> Exercise description: Copy out each line that mentions the word "matplotlib".

> Records for the task:
◇ ◇ ◇ ◇

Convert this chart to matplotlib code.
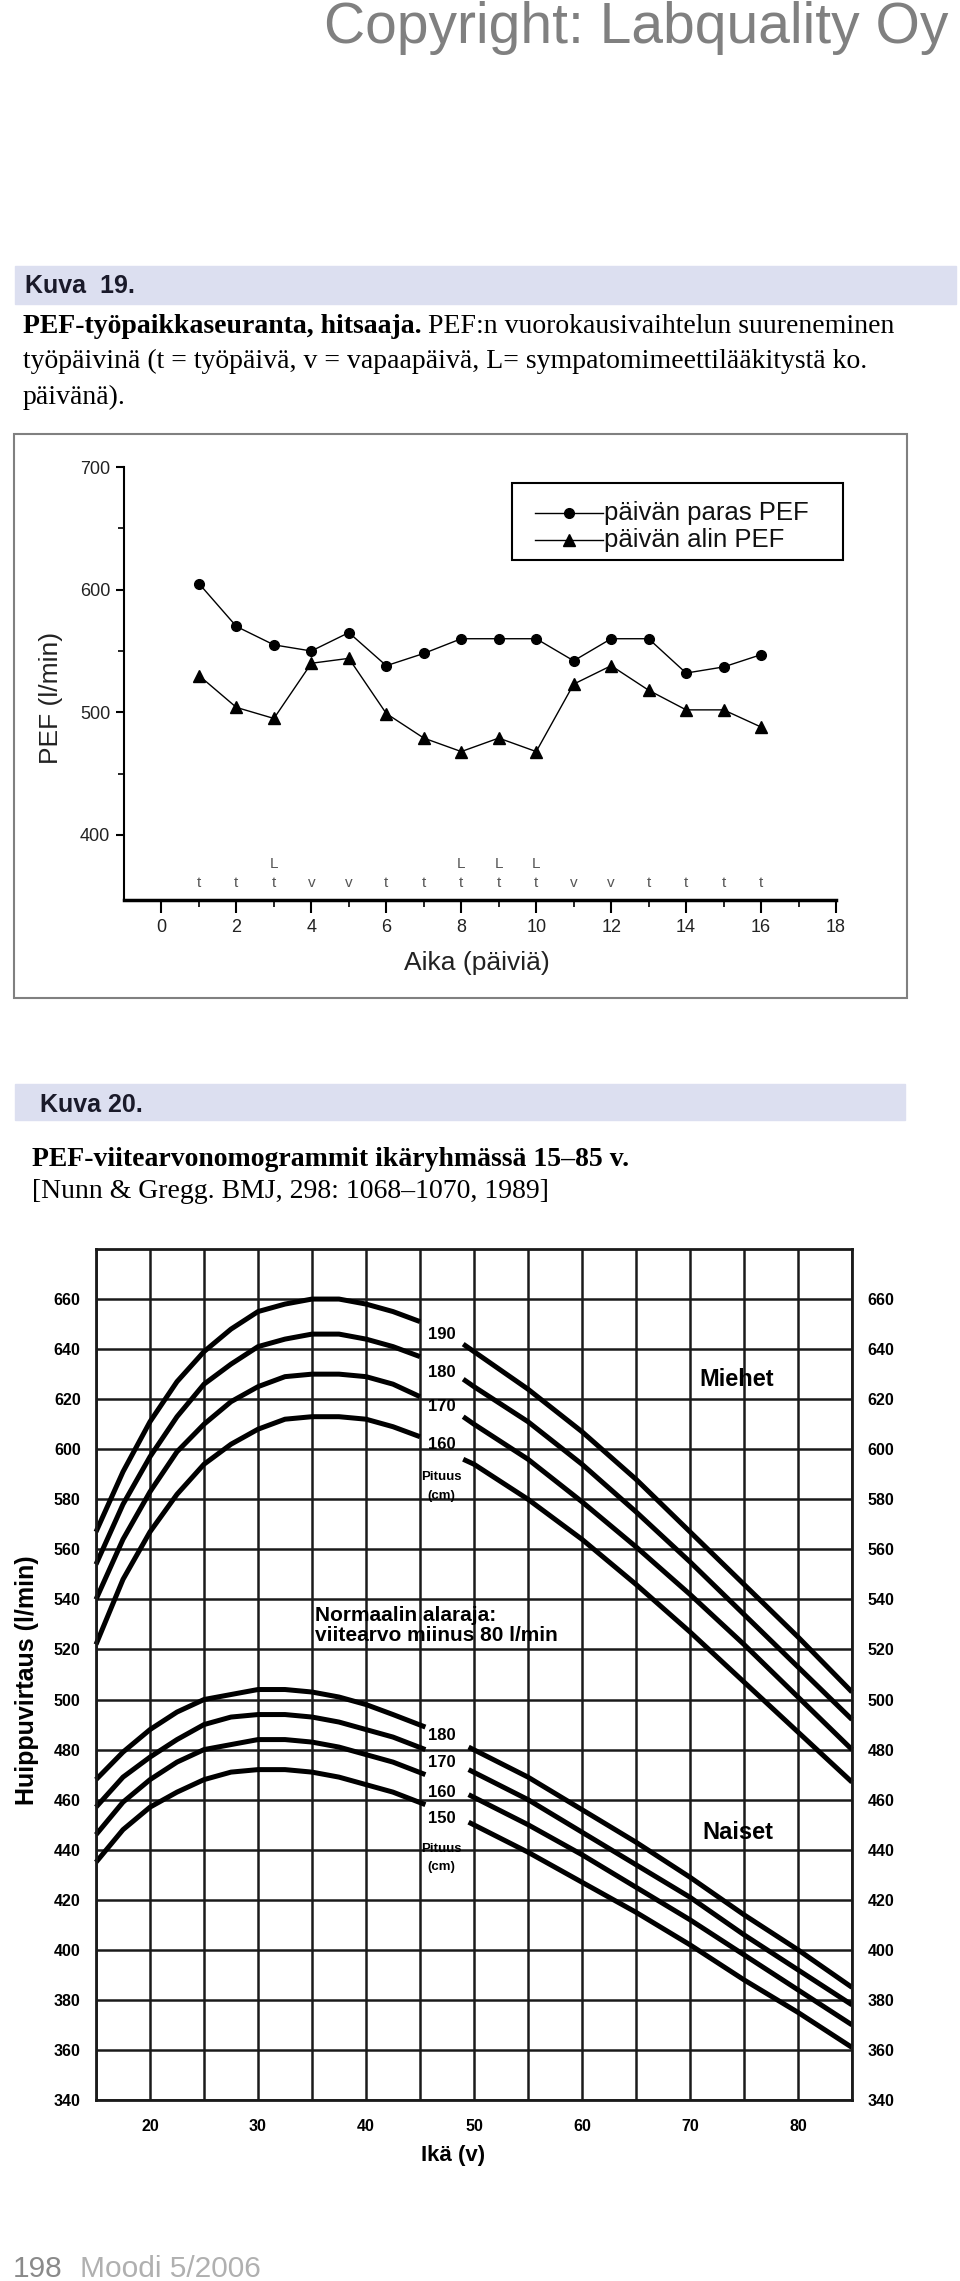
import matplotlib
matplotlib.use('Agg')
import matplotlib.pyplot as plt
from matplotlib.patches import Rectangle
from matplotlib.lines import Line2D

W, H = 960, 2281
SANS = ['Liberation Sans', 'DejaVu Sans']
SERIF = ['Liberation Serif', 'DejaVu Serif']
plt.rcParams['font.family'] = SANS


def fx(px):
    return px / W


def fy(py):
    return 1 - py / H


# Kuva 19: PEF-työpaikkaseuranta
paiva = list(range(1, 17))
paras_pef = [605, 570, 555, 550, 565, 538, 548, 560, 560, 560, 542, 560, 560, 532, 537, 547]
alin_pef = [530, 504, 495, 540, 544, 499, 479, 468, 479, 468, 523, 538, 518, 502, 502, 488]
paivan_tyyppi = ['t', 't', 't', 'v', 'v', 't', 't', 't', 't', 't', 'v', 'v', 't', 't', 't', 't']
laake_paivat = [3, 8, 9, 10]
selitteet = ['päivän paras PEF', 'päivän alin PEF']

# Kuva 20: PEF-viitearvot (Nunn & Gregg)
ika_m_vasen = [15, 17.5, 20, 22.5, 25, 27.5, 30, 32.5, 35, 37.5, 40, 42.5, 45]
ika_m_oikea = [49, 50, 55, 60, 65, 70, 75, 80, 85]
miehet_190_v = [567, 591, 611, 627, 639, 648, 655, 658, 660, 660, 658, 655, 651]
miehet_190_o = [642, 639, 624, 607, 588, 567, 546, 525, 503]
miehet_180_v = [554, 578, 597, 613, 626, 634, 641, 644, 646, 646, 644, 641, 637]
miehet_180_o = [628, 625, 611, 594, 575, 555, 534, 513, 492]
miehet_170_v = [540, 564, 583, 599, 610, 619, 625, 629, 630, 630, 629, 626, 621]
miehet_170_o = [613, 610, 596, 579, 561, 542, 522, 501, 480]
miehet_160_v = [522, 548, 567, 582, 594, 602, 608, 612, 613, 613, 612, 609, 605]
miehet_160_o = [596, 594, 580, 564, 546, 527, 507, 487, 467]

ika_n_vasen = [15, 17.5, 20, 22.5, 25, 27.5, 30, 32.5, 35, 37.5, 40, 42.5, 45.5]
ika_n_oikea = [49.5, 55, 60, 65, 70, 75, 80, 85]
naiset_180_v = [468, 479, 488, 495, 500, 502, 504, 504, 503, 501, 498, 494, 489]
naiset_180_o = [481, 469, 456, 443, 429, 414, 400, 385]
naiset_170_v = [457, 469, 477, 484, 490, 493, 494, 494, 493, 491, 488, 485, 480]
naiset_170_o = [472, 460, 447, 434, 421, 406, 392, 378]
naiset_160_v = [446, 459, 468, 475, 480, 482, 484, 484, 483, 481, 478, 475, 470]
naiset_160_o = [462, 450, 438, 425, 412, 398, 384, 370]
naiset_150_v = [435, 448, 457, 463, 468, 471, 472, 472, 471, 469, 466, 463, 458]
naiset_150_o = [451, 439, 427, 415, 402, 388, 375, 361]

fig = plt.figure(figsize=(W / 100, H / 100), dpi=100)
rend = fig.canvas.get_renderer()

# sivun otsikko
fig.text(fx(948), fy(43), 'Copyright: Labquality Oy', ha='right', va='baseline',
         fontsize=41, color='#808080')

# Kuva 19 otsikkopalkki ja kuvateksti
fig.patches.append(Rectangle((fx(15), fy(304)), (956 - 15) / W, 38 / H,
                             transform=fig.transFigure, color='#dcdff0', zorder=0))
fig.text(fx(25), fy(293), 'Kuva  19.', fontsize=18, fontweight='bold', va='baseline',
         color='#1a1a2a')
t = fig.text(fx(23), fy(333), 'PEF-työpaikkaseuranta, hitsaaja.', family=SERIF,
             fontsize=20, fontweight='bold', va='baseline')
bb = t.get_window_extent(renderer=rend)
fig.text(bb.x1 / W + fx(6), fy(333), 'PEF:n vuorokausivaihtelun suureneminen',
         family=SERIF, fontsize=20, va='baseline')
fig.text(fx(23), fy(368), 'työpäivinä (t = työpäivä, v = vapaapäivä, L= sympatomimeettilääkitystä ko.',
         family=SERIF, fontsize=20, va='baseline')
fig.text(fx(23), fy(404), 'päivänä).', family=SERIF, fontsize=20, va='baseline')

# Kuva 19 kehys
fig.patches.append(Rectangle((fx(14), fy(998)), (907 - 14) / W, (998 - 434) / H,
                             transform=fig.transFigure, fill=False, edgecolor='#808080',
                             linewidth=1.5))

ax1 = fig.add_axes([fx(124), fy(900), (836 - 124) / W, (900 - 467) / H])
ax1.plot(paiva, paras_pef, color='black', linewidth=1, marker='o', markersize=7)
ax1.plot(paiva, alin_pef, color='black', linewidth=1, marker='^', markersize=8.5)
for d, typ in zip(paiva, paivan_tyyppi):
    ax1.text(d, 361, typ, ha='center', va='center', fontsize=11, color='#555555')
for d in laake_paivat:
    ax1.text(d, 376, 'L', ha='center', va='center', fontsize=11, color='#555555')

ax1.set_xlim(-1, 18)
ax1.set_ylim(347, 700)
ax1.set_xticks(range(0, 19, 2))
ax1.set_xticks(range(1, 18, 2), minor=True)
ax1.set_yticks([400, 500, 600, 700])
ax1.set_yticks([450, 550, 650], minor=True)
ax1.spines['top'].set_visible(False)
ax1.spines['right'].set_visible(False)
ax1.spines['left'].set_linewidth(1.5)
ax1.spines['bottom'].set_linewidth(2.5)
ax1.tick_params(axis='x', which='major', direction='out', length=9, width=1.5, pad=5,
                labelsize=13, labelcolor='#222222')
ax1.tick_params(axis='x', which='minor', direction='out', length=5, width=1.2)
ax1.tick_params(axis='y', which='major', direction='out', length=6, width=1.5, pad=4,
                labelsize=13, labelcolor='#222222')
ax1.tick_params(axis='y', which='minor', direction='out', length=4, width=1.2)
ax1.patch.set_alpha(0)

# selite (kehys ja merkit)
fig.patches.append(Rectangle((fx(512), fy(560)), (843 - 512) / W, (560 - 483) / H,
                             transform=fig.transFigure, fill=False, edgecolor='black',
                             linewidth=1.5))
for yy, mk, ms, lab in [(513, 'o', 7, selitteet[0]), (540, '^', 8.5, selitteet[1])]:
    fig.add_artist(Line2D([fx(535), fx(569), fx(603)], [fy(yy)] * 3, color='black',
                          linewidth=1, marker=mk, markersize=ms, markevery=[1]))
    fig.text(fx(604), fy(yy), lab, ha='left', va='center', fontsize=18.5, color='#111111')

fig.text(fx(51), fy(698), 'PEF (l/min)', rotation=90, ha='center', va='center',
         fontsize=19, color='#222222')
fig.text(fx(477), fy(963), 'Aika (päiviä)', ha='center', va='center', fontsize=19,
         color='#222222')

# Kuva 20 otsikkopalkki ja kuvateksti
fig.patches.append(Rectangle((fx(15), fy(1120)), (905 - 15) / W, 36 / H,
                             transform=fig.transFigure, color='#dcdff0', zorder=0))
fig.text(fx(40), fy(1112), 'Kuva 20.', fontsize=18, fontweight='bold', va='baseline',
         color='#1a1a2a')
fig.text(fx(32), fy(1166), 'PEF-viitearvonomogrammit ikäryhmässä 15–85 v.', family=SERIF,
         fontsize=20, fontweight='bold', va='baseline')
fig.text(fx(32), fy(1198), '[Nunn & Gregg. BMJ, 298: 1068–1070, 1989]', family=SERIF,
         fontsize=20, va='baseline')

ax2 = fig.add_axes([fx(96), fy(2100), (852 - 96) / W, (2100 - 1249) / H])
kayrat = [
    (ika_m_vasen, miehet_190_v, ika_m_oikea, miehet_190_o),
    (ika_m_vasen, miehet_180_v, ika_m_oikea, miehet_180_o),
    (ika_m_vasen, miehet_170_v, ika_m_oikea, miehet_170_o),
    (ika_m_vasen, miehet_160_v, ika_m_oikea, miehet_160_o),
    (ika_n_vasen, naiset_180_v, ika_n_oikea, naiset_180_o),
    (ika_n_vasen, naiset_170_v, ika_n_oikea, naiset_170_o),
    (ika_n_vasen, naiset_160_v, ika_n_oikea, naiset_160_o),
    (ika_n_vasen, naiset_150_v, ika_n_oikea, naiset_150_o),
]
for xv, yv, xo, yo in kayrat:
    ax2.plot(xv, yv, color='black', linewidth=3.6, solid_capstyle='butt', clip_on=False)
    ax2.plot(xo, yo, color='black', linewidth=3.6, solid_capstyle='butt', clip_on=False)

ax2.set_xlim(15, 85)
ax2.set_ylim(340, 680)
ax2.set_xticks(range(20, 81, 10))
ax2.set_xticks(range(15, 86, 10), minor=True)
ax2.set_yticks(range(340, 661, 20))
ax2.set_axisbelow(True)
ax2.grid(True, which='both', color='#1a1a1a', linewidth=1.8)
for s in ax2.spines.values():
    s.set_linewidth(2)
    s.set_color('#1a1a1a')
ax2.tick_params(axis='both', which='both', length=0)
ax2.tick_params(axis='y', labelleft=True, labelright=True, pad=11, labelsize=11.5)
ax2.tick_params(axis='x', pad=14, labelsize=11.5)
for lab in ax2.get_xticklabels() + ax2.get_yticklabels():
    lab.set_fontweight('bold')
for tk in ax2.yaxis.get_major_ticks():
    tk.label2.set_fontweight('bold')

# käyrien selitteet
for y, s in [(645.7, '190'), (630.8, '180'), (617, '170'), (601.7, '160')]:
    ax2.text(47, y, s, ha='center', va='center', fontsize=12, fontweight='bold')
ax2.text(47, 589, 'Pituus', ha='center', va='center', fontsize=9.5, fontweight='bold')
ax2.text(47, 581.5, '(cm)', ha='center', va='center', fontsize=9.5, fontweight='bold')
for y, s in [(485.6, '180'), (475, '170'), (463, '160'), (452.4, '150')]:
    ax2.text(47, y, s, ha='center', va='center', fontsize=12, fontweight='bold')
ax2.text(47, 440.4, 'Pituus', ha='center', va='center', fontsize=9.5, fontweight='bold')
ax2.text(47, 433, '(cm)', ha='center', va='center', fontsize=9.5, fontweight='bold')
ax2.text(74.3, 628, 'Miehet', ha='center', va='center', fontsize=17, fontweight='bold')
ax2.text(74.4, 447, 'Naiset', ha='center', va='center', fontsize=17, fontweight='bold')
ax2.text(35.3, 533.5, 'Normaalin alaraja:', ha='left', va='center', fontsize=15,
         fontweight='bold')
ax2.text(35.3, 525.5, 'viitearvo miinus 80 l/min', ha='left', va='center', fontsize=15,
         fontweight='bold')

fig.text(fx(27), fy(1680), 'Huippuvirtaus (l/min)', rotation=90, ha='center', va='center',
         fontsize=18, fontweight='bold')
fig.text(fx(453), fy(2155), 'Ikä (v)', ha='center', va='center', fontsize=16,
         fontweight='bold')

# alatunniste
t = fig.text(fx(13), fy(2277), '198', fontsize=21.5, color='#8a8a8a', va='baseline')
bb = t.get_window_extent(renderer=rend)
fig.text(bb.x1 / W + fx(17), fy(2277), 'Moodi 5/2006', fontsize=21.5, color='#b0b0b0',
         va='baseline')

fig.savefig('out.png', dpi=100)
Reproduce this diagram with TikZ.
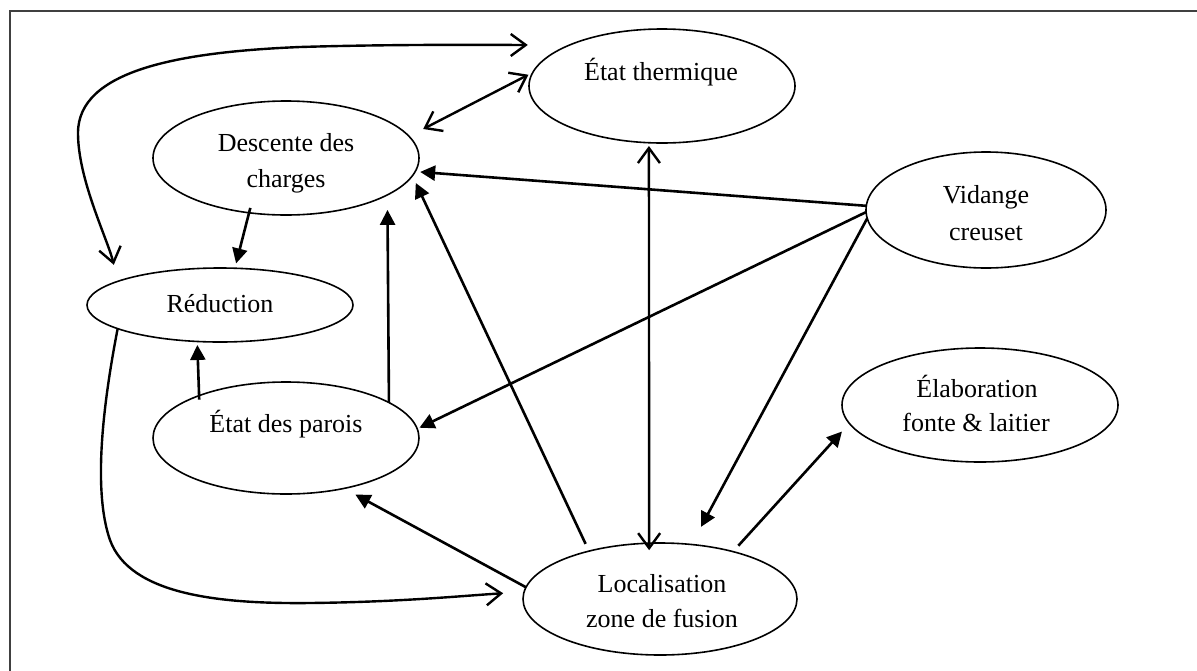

◇ ◇ ◇ ◇

> Written response:
Convert this chart to matplotlib code.
import matplotlib
matplotlib.use('Agg')
import matplotlib.pyplot as plt
from matplotlib.patches import Rectangle
from matplotlib.lines import Line2D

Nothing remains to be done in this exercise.